3) I agree that batch effects (like “index hopping”) could cause down-sampling to underestimate the error rate for lcWGS (which I would guess is more of an issue for smaller libraries on higher throughput machines). In the “Experimental Overview”, it sounds like you used cell lines for 1000 Genomes individuals for the new sequencing experiments? While it is hard for me to say exactly what could cause a problem, am I correct that previous Gencove developments considered 1000 Genomes data? Is it not possible to have more independent test datasets for your estimates (for a set of ~120 individuals)? I myself am one individual from the Personal Genome Project that has public high-coverage and low-coverage WGS from different companies (along with SNP chip genotypes).
To be fair, this may be less important than some of the other points, especially if sections / content is removed. For example, if you reduced the focus to variability in technical replicates derived from 1000 Genomes subjects and different technologies (and remove the PRS application), then I don’t think this extra analysis needs to be added.
4) If the goal is to show a general principle, then maybe you could show if open-source programs like STITCH, GLIMPSE, etc. can achieve similar performance with lcWGS data? I think this would make disclosing the conflicting interests less important, even though I think that still needs to be done.

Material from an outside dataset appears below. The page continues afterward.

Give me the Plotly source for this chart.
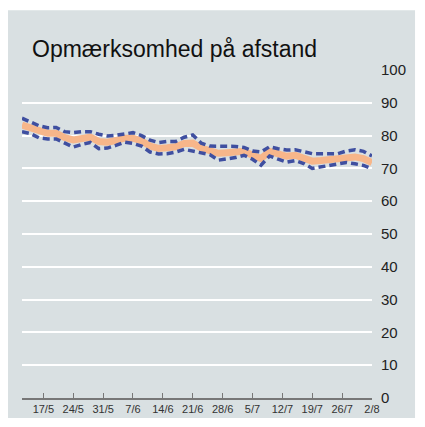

This would be good to show for readers that might usually prefer to use open-source options, unless Gencove is changed to become open-source (and I think showing performance of alternative programs is common, even if that was true).
5) I think the most important issue has been fixed in the link for revision 2 (I previously had issues accessing the content in s3://gencove-sbir/, but I can see the data in https://gencove-sbir.s3.ama... "https://gencove-sbir.s3.amazonaws.com/index.html)"). Nevertheless, in order to match the current 1000 Genomes data deposits, is it possible to deposit the data (derived from 1000 Genome subjects) into public genomics databases like the SRA? Or, if you have already done so, can you please provide accessions that don’t require an extra step (or steps) to access the data?
Summary:
I think this is an interesting topic of research, and I think lcWGS imputations can be useful for certain applications (such as relatedness and broad ancestry). However, I have concerns about the clinical utility of Polygenic Risk Scores from imputed genotypes in lcWGS data. That said, I think these results could be presented with less controversy if the PRS section and Figure 4 was removed, and that is a possible solution to some concerns that doesn’t require extra work (taking out results, rather than adding in new results).
I think testing 1000 Genomes Omni 2.5 SNP chip concordance (and/or only comparing “directly assayed” SNP chip genotypes) and potentially removing the PRS results are what I am most concerned about.
Thank you very much for putting together this pre-print. I believe that it is important to see independent presentations of results from different groups. I can also tell that a lot of work was put into this paper (with a several pages of supplemental information), so I appreciate this.